> _Work to complete_
Find the string "this" in the listing and report every line that has it.

> _Supplied information_
______

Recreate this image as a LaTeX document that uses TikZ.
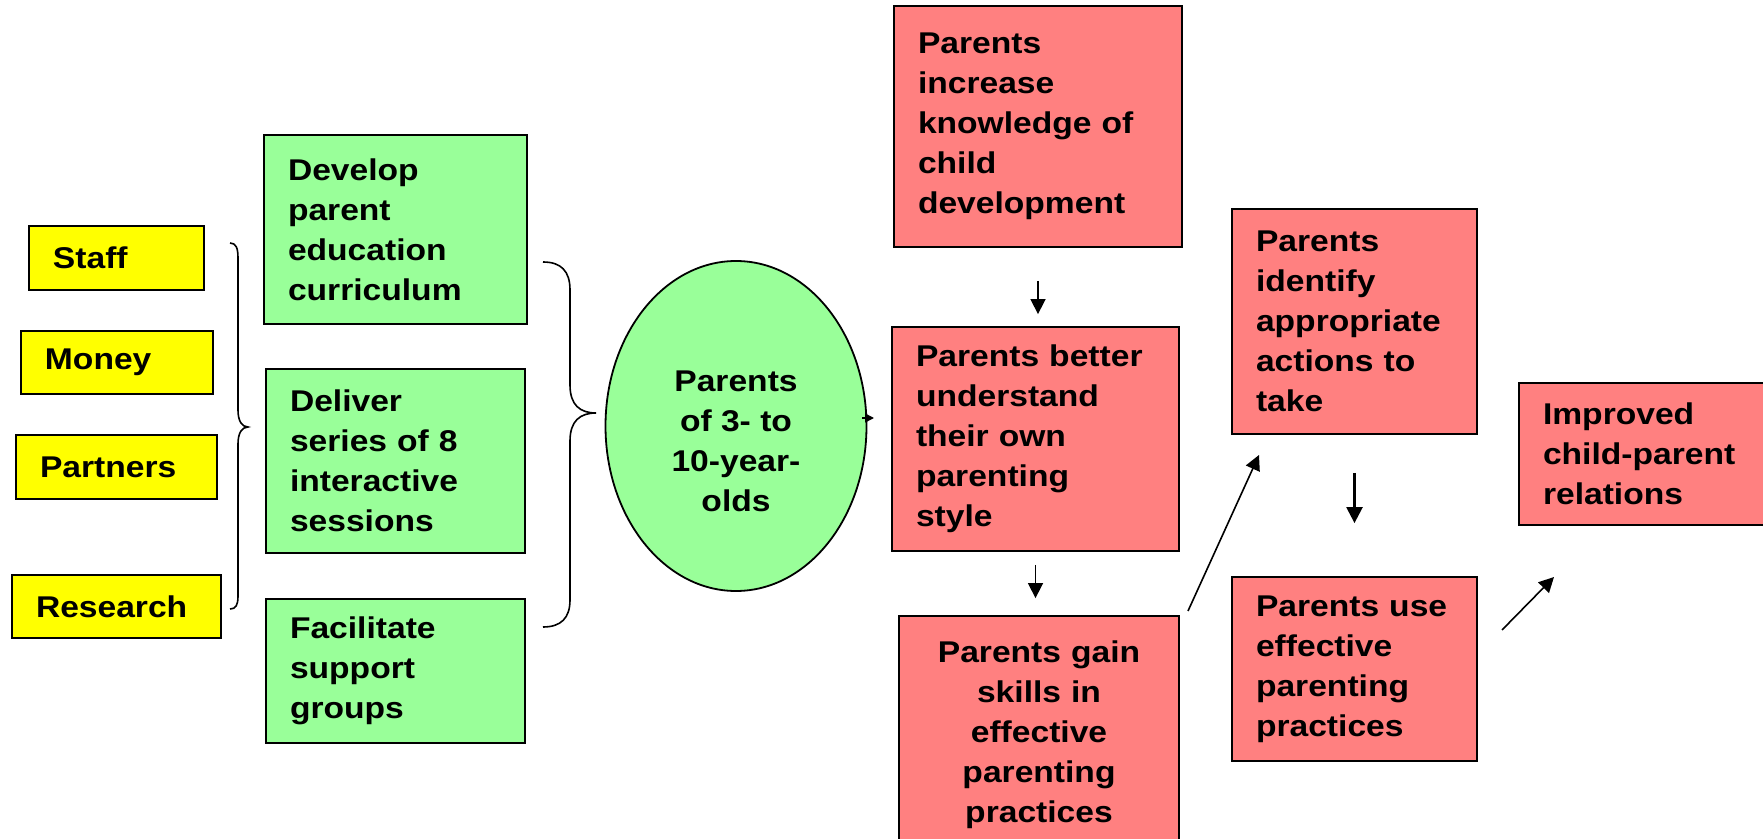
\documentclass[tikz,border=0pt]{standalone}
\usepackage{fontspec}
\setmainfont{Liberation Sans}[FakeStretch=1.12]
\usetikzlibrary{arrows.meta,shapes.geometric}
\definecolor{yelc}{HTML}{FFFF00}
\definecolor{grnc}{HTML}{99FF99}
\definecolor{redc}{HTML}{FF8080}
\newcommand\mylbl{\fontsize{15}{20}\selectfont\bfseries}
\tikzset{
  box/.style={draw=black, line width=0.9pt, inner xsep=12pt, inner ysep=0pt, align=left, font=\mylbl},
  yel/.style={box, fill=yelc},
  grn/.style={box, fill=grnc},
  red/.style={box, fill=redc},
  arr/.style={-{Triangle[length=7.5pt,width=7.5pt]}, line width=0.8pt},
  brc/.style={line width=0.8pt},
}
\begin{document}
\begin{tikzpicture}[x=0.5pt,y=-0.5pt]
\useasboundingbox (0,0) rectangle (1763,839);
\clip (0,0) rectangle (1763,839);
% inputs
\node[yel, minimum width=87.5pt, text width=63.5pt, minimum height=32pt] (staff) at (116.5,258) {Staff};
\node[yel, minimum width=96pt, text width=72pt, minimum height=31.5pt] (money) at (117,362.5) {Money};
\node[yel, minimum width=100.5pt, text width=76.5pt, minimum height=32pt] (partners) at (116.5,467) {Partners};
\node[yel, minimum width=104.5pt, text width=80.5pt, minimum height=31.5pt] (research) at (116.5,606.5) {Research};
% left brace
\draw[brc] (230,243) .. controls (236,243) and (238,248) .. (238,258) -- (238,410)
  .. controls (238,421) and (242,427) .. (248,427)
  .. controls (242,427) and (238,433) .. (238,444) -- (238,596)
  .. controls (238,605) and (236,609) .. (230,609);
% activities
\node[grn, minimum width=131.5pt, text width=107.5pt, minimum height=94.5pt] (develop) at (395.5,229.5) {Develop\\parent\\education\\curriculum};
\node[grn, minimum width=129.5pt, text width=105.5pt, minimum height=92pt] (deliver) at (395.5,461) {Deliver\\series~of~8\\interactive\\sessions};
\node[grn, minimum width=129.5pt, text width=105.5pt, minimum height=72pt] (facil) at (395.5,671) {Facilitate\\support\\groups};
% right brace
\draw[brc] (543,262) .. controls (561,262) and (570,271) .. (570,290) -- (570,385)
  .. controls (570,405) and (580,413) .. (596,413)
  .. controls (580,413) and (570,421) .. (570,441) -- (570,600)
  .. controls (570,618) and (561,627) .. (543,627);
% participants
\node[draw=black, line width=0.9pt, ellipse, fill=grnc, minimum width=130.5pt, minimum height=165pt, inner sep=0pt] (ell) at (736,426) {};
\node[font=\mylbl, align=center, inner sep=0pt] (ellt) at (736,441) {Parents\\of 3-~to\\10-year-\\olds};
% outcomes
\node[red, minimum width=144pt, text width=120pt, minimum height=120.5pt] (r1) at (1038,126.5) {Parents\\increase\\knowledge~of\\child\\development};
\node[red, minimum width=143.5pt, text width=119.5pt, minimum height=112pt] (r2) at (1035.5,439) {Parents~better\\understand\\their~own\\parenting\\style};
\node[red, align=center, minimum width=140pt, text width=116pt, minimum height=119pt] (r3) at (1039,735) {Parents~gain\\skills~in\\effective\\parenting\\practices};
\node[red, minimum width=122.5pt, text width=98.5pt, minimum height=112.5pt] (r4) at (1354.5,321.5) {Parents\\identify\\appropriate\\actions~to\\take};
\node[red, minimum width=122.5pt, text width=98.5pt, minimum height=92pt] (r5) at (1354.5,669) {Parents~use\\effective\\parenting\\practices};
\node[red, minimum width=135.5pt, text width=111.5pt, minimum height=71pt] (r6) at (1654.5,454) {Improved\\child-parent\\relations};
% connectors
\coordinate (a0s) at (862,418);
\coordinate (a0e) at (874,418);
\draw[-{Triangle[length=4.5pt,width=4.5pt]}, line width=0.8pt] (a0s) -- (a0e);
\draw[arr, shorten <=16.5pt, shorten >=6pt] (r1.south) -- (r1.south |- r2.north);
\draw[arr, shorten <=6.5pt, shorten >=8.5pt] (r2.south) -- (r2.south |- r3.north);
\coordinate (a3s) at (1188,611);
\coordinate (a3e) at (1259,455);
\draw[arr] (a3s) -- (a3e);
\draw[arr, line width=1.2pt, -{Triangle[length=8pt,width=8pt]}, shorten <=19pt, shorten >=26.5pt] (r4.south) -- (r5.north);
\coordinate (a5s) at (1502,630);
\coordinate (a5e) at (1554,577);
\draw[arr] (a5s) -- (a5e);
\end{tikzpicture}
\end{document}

______

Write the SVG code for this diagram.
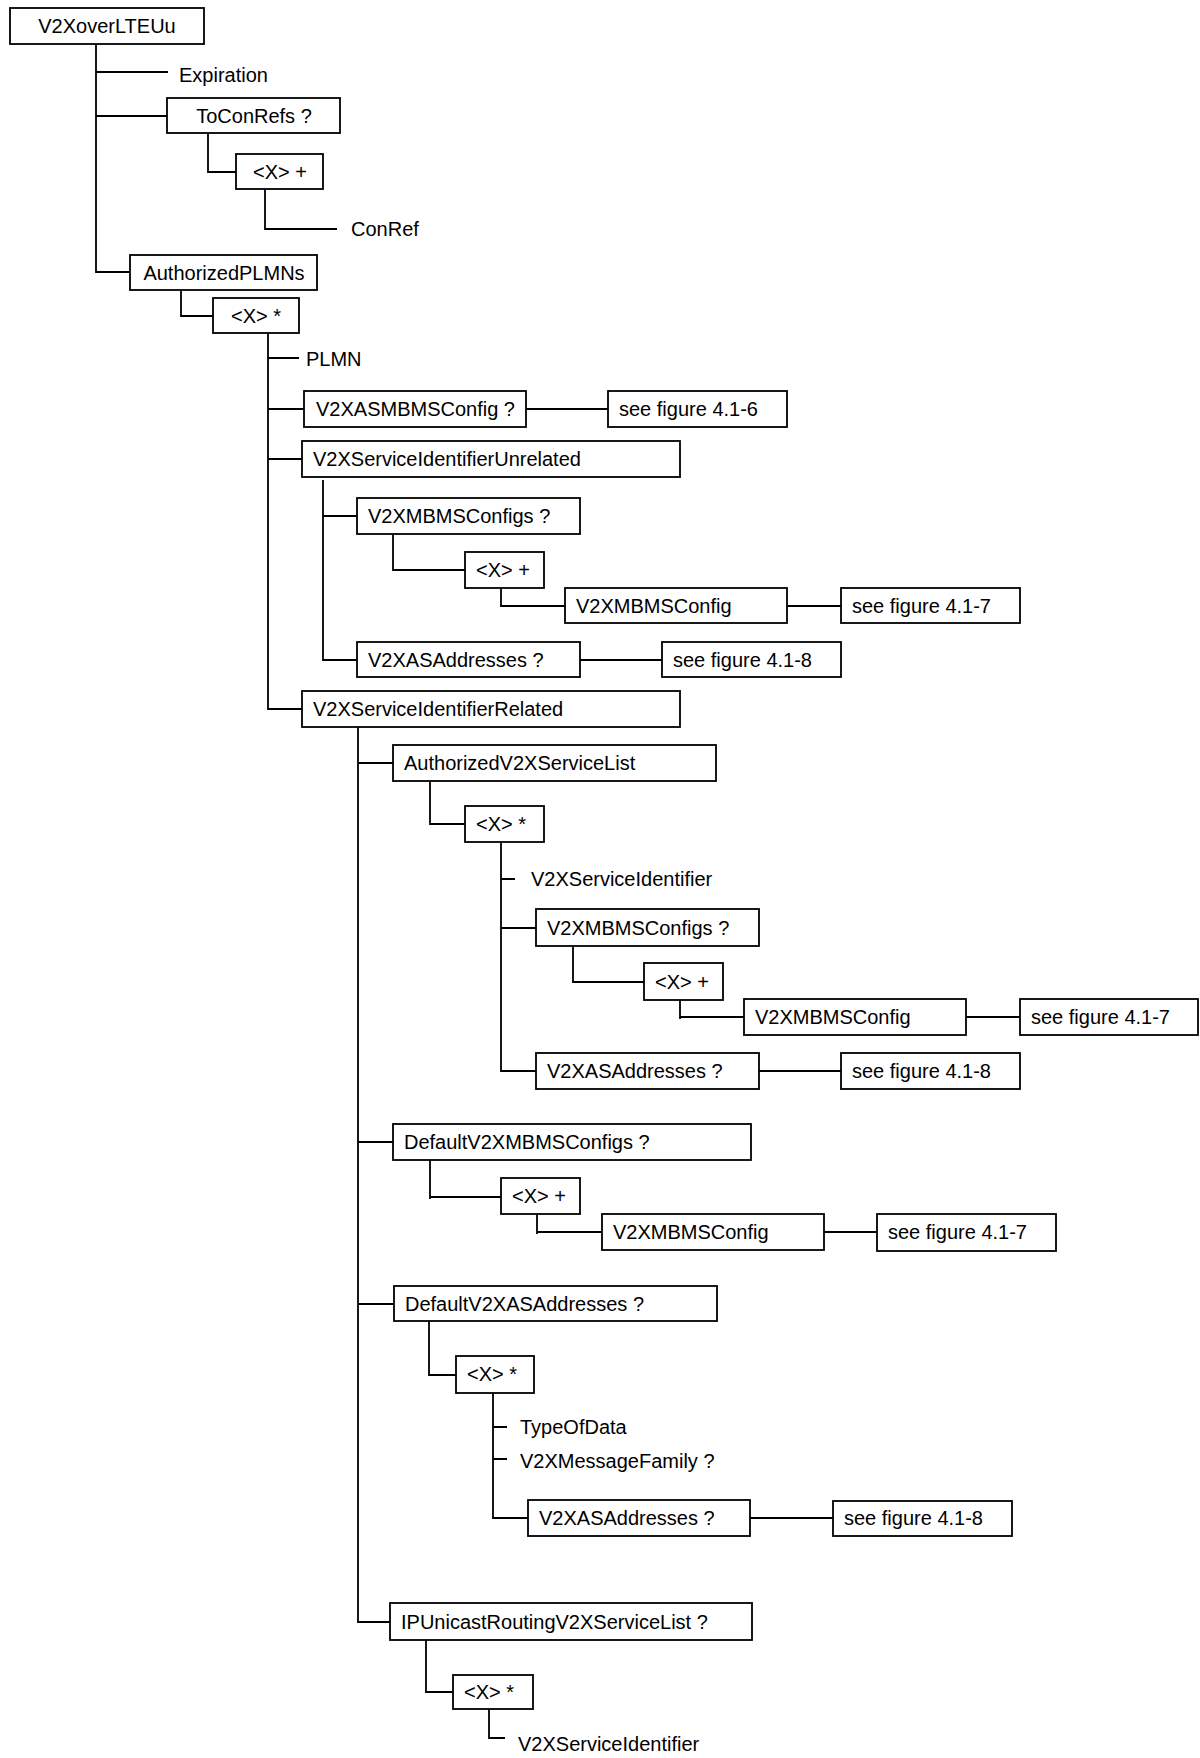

______

> _Reply_
Recreate this image as a LaTeX document that uses TikZ.
Write the SVG code for this diagram.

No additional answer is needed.